The nervousness among the riders on this first mountain stage so early in the Giro was emphasized when Bahrain-Merida’s Spanish climber Javier Moreno had a set-to with Sky’s Italian climber Diego Rosa as the peloton raced through one of the fan-packed towns before reaching the Etna climb. Television images showed the 32-year-old Moreno shouting at the Italian before he grabbed Rosa by the back of his jersey and threw him into the roadside crowd. Sunweb’s U.S. racer Chad Haga tweeted: “I had an excellent view of the tantrum and punches, then had to dodge Rosa as he crashed into spectators. This garbage needs to be punished!” Indeed, the race jury reacted by expelling Moreno from the race due to “acts of violence” that earned him a $200 fine and left Nibali with one less teammate for the remainder of the Giro.
The day’s drama continued just as the peloton headed toward the final climb. A badly marshaled intersection saw some riders keep right and others swerve to the left, causing several riders to tumble. Russian favorite Zakarin came down but soon restarted but his colleague Pavel Kochetkov suffered a broken collarbone and is out of the race. Also injured, but with just painful-looking road rash on his back and right side, was Frenchman Jérémy Roy—whose FDJ teammate Alexandre Geniez had already abandoned. Geniez, who placed top 10 in the 2015 Giro, said he had felt fatigue every day and was not recuperating at all.
On the first slopes of the 18-kilometer Etna climb, Dutch favorite Steven Kruijswijk of LottoNL-Jumbo crashed, but just had “some cuts and bruises,” while Sky’s Basque climber Mikel Landa flatted and needed his teammates’ support to chase back to the diminishing peloton. Luckily for those who had troubles—including BMC’s Tejay van Garderen, who needed help after being forced to stop and put a foot down—the wind that had been favorable most of the day was now a headwind as the race changed direction to scale the active volcano.
That headwind nullified virtually all the attacks, including one by Nibali, so the strongest two-dozen riders were still together as they reached the upper reaches of the climb. The only man to succeed in eluding the pack was a feisty Zakarin, who needed to make up some of the time he lost Saturday when he flatted in the finale of stage 2. After taking second place, 10 seconds ahead of the chase pack brought home by Sky’s Geraint Thomas from Pinot, Zakarin said: “It was a good day for me. It was really hard on the final climb to Mount Etna, because we had a strong headwind. In the end I tried to go away to get back some seconds.”

But Zakarin crossed the line 19 second behind stage winner Polanc—the Slovenian who also won the Giro’s first summit stage finish in 2015. In his press conference, Polanc, 25, said: “I was thinking of this stage when we were here for a training camp with the team, so I went away knowing that if we were to be caught, I’d be up there for my captain.
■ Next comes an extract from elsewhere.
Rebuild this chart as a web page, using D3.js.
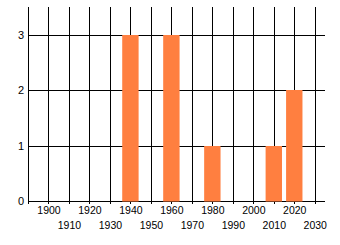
<!DOCTYPE html>
<html><head><meta charset="utf-8">
<script src="https://cdn.jsdelivr.net/npm/d3@7"></script>
<style>html,body{margin:0;padding:0;background:#fff;overflow:hidden}</style>
</head><body>
<svg id="c" width="340" height="245"></svg>
<script>
const years = [1940, 1960, 1980, 2010, 2020];
const counts = [3, 3, 1, 1, 2];
const xTickLabels = [1900, 1910, 1920, 1930, 1940, 1950, 1960, 1970, 1980, 1990, 2000, 2010, 2020, 2030];
const gridYears = [1890, 1900, 1910, 1920, 1930, 1940, 1950, 1960, 1970, 1980, 1990, 2000, 2010, 2020, 2030];
const yTicks = [0, 1, 2, 3];

const svg = d3.select("#c");
const yMax = 3.506;
const x = d3.scaleLinear().domain([1890, 2035]).range([28, 325]);
const y = d3.scaleLinear().domain([0, yMax]).range([201, 7]);
const font = "'Liberation Sans', Arial, sans-serif";

// vertical grid lines (with ticks below baseline)
svg.append("g").selectAll("line").data(gridYears).join("line")
  .attr("x1", d => Math.round(x(d)) + 0.5).attr("x2", d => Math.round(x(d)) + 0.5)
  .attr("y1", y(yMax)).attr("y2", y(0) + 3)
  .attr("stroke", "#000").attr("stroke-width", 1).attr("shape-rendering", "crispEdges");

// horizontal grid lines
svg.append("g").selectAll("line").data(yTicks).join("line")
  .attr("x1", x(1890)).attr("x2", x(2035))
  .attr("y1", d => Math.round(y(d)) + 0.5).attr("y2", d => Math.round(y(d)) + 0.5)
  .attr("stroke", "#000").attr("stroke-width", 1).attr("shape-rendering", "crispEdges");

// bars
const half = 4;
svg.append("g").selectAll("rect").data(years.map((yr, i) => ({yr, c: counts[i]}))).join("rect")
  .attr("x", d => x(d.yr - half)).attr("width", d => x(d.yr + half) - x(d.yr - half))
  .attr("y", d => Math.round(y(d.c))).attr("height", d => y(0) - Math.round(y(d.c)) + 0.5)
  .attr("fill", "#FF7F40");

// y labels
svg.append("g").selectAll("text").data(yTicks).join("text")
  .attr("x", 24).attr("y", d => y(d)).attr("dy", "0.35em")
  .attr("text-anchor", "end").attr("font-family", font).attr("font-size", "11px")
  .attr("fill", "#000").text(d => d);

// x labels, alternating rows
svg.append("g").selectAll("text").data(xTickLabels).join("text")
  .attr("x", d => x(d) + 0.5).attr("y", (d, i) => i % 2 === 0 ? 214 : 229)
  .attr("text-anchor", "middle").attr("font-family", font).attr("font-size", "10.5px")
  .attr("fill", "#000").text(d => d);
</script>
</body></html>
We were only four riders in the breakaway. Two of them were already at the limit, so at the bottom of the climb, it was not difficult to drop them off. It was more difficult to maintain the difference with the bunch. I had to push as much as I could in the last few hundred meters. I knew the top favorites were chasing hard. It was more difficult to win here today than on the Abetone two years ago because this climb is steeper and there was much more wind.”
This dramatic day’s other big winner was Luxembourg national champion Jungels—who’d gained 10 seconds on the other race favorites on Sunday, when his Quick-Step team made their spectacular crosswind breakaway in the closing kilometers of stage 3. That time difference allowed him to take over the maglia rosa from his Colombian teammate Fernando Gaviria. At the Etna summit, Jungels finished near the front of the group that contained all the other pre-race favorites, including Nibali and Movistar’s Nairo Quintana.

At his press conference, Jungels, who wore the pink jersey for three stages last year, said: “Two days ago our move in the crosswinds was an intention but not a plan. This morning also, I knew there was a possibility to gain the maglia rosa. I had to stay in the wheels because there was a lot of headwind. An 18-kilometer climb is always a bit of a gamble. I struggled a lot to get in the first part of the group, but I managed to stay calm and follow my goal. I didn’t have too many things in mind until I heard [my sport director] Davide Bramati screaming in the radio: ‘Go for pink!’ I’m super happy…but also realistic. At the Blockhaus [next Sunday], Nairo [Quintana] and the other skinnier guys than me might have an advantage.”
Jungels, 24, takes six- and 10-second leads respectively over British pair Thomas of Sky and Adam Yates of Orica-Scott into Wednesday’s 159-kilometer stage 5 from Pedara to Messina, the last of two stages in Sicily.